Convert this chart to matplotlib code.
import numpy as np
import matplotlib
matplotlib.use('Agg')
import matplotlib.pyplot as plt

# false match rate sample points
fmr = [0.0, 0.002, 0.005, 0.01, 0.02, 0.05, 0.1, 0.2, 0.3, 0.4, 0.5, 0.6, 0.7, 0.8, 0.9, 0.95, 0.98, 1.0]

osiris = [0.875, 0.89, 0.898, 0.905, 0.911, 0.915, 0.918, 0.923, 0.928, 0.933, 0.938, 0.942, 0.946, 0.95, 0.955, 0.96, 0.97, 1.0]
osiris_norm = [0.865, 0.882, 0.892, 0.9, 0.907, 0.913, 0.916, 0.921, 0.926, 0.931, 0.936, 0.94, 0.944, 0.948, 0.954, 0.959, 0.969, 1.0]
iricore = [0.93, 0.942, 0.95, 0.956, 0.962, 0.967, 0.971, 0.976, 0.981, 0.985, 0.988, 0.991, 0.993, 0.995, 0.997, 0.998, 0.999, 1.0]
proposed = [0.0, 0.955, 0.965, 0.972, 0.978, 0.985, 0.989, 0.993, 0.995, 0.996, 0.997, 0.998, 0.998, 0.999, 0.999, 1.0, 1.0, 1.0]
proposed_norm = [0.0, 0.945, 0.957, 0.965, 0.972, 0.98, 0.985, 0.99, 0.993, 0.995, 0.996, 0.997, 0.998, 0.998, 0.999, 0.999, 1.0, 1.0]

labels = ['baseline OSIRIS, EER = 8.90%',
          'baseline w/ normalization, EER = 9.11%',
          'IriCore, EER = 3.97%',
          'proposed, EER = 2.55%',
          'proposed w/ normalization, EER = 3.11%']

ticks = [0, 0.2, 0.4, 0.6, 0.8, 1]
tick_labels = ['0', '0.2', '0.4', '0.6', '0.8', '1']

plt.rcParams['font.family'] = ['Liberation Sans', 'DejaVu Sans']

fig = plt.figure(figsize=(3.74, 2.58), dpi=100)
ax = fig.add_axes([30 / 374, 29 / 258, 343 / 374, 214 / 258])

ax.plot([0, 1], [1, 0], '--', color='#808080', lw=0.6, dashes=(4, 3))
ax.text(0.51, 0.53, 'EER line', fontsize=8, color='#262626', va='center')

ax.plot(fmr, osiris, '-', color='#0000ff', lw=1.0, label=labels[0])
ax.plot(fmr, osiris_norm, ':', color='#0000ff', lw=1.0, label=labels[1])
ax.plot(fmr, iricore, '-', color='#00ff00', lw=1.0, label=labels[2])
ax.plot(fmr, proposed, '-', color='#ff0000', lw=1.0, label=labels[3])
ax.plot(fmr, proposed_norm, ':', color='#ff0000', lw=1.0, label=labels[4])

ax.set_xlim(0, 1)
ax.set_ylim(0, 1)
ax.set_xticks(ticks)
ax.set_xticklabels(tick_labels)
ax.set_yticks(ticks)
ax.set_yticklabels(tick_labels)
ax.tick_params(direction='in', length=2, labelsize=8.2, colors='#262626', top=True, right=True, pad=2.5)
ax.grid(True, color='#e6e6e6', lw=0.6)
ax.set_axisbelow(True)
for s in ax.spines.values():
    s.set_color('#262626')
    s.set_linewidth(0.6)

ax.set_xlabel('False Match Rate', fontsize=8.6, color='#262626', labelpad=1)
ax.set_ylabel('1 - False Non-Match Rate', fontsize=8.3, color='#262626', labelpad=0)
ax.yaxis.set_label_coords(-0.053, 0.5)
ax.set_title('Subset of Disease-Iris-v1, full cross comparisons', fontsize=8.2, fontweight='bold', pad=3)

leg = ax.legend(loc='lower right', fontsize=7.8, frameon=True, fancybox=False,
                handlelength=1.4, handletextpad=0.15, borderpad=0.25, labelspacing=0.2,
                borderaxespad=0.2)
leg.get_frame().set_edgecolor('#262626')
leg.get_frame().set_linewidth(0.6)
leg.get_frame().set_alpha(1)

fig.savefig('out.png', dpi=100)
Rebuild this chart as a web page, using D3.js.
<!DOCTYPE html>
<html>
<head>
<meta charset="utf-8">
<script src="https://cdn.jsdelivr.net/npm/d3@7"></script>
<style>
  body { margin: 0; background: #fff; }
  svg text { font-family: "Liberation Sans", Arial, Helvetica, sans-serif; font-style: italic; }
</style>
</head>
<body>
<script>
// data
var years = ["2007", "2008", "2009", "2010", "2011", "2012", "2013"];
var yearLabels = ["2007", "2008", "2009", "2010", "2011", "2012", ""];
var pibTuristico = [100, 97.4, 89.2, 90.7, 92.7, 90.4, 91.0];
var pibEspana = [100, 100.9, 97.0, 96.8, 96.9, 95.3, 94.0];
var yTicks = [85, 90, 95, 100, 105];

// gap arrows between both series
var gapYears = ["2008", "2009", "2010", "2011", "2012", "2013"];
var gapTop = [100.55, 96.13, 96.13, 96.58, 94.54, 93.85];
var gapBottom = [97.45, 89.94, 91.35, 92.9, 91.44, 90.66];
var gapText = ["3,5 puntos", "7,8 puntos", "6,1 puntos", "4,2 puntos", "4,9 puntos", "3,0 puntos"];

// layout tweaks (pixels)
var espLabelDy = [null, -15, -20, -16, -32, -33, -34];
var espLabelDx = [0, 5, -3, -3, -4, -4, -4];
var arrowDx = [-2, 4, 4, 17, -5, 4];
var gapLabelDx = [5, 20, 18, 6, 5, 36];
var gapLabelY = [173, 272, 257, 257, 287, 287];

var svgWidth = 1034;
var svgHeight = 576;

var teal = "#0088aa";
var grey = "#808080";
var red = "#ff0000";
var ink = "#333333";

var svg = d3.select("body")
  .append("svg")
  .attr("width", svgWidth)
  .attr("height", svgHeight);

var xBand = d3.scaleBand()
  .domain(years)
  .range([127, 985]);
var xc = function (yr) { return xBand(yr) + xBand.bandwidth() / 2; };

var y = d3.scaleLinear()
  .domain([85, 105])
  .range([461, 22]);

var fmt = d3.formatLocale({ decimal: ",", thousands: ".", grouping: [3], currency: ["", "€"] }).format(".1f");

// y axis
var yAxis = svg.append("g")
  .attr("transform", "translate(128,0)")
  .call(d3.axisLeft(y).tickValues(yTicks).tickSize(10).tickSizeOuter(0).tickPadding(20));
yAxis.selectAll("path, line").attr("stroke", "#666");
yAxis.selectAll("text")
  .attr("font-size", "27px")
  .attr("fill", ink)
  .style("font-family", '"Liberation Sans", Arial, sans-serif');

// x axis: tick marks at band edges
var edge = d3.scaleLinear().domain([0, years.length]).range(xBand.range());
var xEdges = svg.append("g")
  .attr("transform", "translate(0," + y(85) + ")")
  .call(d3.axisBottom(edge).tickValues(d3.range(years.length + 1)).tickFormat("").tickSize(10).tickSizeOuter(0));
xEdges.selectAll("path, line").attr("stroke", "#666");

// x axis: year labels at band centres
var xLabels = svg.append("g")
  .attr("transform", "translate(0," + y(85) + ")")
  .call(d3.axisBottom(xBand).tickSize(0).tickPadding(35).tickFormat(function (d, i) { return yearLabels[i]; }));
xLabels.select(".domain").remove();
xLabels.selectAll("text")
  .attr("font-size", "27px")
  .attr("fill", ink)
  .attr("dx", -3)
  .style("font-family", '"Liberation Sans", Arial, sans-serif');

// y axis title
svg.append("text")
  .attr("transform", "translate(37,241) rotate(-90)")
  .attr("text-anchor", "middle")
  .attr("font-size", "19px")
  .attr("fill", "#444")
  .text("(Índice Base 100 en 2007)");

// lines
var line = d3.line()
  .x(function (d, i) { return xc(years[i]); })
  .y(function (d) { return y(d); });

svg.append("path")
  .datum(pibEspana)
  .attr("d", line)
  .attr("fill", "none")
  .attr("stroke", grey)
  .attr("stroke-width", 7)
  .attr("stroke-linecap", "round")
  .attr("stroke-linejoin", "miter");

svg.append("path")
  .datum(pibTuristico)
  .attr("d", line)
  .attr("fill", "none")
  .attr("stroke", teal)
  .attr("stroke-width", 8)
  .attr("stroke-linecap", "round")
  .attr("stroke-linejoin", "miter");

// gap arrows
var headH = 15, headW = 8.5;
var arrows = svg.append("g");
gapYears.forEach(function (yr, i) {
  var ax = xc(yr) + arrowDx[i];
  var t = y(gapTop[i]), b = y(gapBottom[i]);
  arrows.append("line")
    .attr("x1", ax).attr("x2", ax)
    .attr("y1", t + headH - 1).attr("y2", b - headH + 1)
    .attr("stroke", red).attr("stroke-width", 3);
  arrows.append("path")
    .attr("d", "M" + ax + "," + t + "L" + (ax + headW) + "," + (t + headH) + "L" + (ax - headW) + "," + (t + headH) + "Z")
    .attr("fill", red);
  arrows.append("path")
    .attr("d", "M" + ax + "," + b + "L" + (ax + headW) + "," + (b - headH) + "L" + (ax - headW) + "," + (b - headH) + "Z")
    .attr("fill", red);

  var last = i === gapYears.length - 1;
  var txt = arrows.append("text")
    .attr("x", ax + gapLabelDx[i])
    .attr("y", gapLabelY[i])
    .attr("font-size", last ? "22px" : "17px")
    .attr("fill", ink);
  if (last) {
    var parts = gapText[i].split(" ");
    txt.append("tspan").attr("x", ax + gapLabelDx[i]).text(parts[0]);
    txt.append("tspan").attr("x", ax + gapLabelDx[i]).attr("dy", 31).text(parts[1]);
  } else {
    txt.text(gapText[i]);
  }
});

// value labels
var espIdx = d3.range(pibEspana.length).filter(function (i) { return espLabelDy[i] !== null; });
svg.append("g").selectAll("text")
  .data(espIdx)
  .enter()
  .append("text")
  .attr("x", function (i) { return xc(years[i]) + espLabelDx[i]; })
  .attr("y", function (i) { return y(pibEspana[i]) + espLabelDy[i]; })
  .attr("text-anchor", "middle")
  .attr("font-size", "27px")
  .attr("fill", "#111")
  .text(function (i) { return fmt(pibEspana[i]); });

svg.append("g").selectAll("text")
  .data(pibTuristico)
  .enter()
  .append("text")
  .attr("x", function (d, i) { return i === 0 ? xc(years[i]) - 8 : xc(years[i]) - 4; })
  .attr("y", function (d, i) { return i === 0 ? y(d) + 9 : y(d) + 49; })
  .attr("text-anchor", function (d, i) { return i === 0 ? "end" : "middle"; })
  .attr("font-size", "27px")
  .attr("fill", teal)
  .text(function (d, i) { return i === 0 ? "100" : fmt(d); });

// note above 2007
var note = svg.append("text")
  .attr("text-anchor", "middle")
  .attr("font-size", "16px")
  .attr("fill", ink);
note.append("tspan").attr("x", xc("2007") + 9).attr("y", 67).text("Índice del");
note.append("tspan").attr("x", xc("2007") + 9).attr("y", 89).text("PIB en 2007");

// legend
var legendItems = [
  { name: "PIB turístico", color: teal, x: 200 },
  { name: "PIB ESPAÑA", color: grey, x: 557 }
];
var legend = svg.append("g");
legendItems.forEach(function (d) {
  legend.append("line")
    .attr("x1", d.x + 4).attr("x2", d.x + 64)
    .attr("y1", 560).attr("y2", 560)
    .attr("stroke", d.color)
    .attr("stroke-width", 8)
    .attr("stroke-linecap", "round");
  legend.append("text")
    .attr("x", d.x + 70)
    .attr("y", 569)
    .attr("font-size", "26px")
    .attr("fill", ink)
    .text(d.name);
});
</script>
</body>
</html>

Your instructions
Repeat exactly the lines from the one that contains "Rebuild this chart" through the one that contains "var yTicks = [85, 90, 95, 100, 105];", and only those.

Task result
Rebuild this chart as a web page, using D3.js.
<!DOCTYPE html>
<html>
<head>
<meta charset="utf-8">
<script src="https://cdn.jsdelivr.net/npm/d3@7"></script>
<style>
  body { margin: 0; background: #fff; }
  svg text { font-family: "Liberation Sans", Arial, Helvetica, sans-serif; font-style: italic; }
</style>
</head>
<body>
<script>
// data
var years = ["2007", "2008", "2009", "2010", "2011", "2012", "2013"];
var yearLabels = ["2007", "2008", "2009", "2010", "2011", "2012", ""];
var pibTuristico = [100, 97.4, 89.2, 90.7, 92.7, 90.4, 91.0];
var pibEspana = [100, 100.9, 97.0, 96.8, 96.9, 95.3, 94.0];
var yTicks = [85, 90, 95, 100, 105];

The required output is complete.